Goal>
Reproduce the listing word for word, leaving every picture behind.
• • • •
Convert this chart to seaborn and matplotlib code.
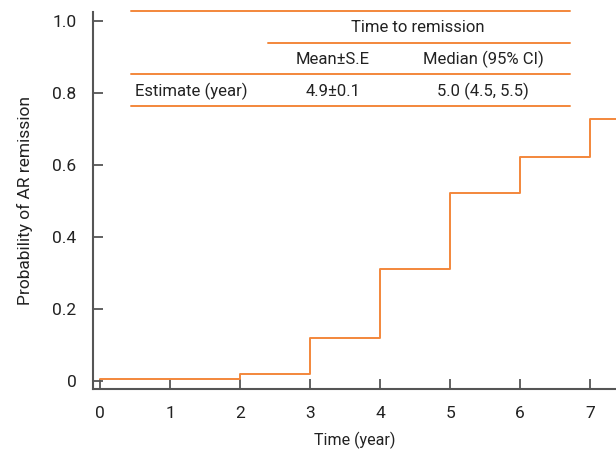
import matplotlib
matplotlib.use("Agg")
import matplotlib.pyplot as plt
import pandas as pd
import seaborn as sns
from matplotlib.lines import Line2D

# Kaplan-Meier style cumulative remission curve
times = [0, 2, 3, 4, 5, 6, 7, 7.4]
probability = [0.006, 0.021, 0.121, 0.311, 0.521, 0.622, 0.729, 0.729]

x_ticks = [0, 1, 2, 3, 4, 5, 6, 7]
y_ticks = [0, 0.2, 0.4, 0.6, 0.8, 1.0]
y_tick_labels = ["0", "0.2", "0.4", "0.6", "0.8", "1.0"]

table_title = "Time to remission"
table_headers = ["Mean\u00b1S.E", "Median (95% CI)"]
row_label = "Estimate (year)"
row_values = ["4.9\u00b10.1", "5.0 (4.5, 5.5)"]

ORANGE = "#F3873B"
AXIS_GREY = "#555555"
TEXT = "#222222"

sns.set_style("white")
plt.rcParams["font.family"] = ["Roboto", "DejaVu Sans"]

W, H = 616, 457
fig = plt.figure(figsize=(W / 100, H / 100), dpi=100)
ax = fig.add_axes([93 / W, 1 - 389 / H, 1 - 93 / W, (389 - 12) / H])

df = pd.DataFrame({"time": times, "prob": probability})
sns.lineplot(data=df, x="time", y="prob", drawstyle="steps-post",
             color=ORANGE, linewidth=1.4, ax=ax)

ax.set_xlim(-0.1, 7.37)
ax.set_ylim(-0.022, 1.025)
ax.set_xticks(x_ticks)
ax.set_yticks(y_ticks)
ax.set_yticklabels(y_tick_labels)
ax.tick_params(bottom=True, left=True, direction="in", length=7, width=1.3,
               color=AXIS_GREY, labelsize=12.5, labelcolor=TEXT)
ax.tick_params(axis="x", pad=12)
ax.tick_params(axis="y", pad=12)
for side in ["top", "right"]:
    ax.spines[side].set_visible(False)
for side in ["left", "bottom"]:
    ax.spines[side].set_color(AXIS_GREY)
    ax.spines[side].set_linewidth(1.5)

ax.set_xlabel("Time (year)", fontsize=11.5, color=TEXT, labelpad=8)
ax.set_ylabel("Probability of AR remission", fontsize=12.5, color=TEXT, labelpad=14)


# summary table drawn in figure pixels
def hline(x0, x1, y):
    fig.add_artist(Line2D([x0 / W, x1 / W], [1 - y / H, 1 - y / H],
                          color=ORANGE, linewidth=1.4))


def label(x, y, s, ha="center"):
    fig.text(x / W, 1 - y / H, s, ha=ha, va="center", fontsize=12, color=TEXT)


hline(131, 570, 11)
hline(268, 570, 43)
hline(131, 570, 74)
hline(131, 570, 106)
label(418, 28, table_title)
label(333, 59, table_headers[0])
label(483, 59, table_headers[1])
label(135, 91, row_label, ha="left")
label(333, 91, row_values[0])
label(483, 91, row_values[1])

fig.savefig("out.png", dpi=100)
• • • •
Finished answer>
Convert this chart to seaborn and matplotlib code.
import matplotlib
matplotlib.use("Agg")
import matplotlib.pyplot as plt
import pandas as pd
import seaborn as sns
from matplotlib.lines import Line2D

# Kaplan-Meier style cumulative remission curve
times = [0, 2, 3, 4, 5, 6, 7, 7.4]
probability = [0.006, 0.021, 0.121, 0.311, 0.521, 0.622, 0.729, 0.729]

x_ticks = [0, 1, 2, 3, 4, 5, 6, 7]
y_ticks = [0, 0.2, 0.4, 0.6, 0.8, 1.0]
y_tick_labels = ["0", "0.2", "0.4", "0.6", "0.8", "1.0"]

table_title = "Time to remission"
table_headers = ["Mean\u00b1S.E", "Median (95% CI)"]
row_label = "Estimate (year)"
row_values = ["4.9\u00b10.1", "5.0 (4.5, 5.5)"]

ORANGE = "#F3873B"
AXIS_GREY = "#555555"
TEXT = "#222222"

sns.set_style("white")
plt.rcParams["font.family"] = ["Roboto", "DejaVu Sans"]

W, H = 616, 457
fig = plt.figure(figsize=(W / 100, H / 100), dpi=100)
ax = fig.add_axes([93 / W, 1 - 389 / H, 1 - 93 / W, (389 - 12) / H])

df = pd.DataFrame({"time": times, "prob": probability})
sns.lineplot(data=df, x="time", y="prob", drawstyle="steps-post",
             color=ORANGE, linewidth=1.4, ax=ax)

ax.set_xlim(-0.1, 7.37)
ax.set_ylim(-0.022, 1.025)
ax.set_xticks(x_ticks)
ax.set_yticks(y_ticks)
ax.set_yticklabels(y_tick_labels)
ax.tick_params(bottom=True, left=True, direction="in", length=7, width=1.3,
               color=AXIS_GREY, labelsize=12.5, labelcolor=TEXT)
ax.tick_params(axis="x", pad=12)
ax.tick_params(axis="y", pad=12)
for side in ["top", "right"]:
    ax.spines[side].set_visible(False)
for side in ["left", "bottom"]:
    ax.spines[side].set_color(AXIS_GREY)
    ax.spines[side].set_linewidth(1.5)

ax.set_xlabel("Time (year)", fontsize=11.5, color=TEXT, labelpad=8)
ax.set_ylabel("Probability of AR remission", fontsize=12.5, color=TEXT, labelpad=14)


# summary table drawn in figure pixels
def hline(x0, x1, y):
    fig.add_artist(Line2D([x0 / W, x1 / W], [1 - y / H, 1 - y / H],
                          color=ORANGE, linewidth=1.4))


def label(x, y, s, ha="center"):
    fig.text(x / W, 1 - y / H, s, ha=ha, va="center", fontsize=12, color=TEXT)


hline(131, 570, 11)
hline(268, 570, 43)
hline(131, 570, 74)
hline(131, 570, 106)
label(418, 28, table_title)
label(333, 59, table_headers[0])
label(483, 59, table_headers[1])
label(135, 91, row_label, ha="left")
label(333, 91, row_values[0])
label(483, 91, row_values[1])

fig.savefig("out.png", dpi=100)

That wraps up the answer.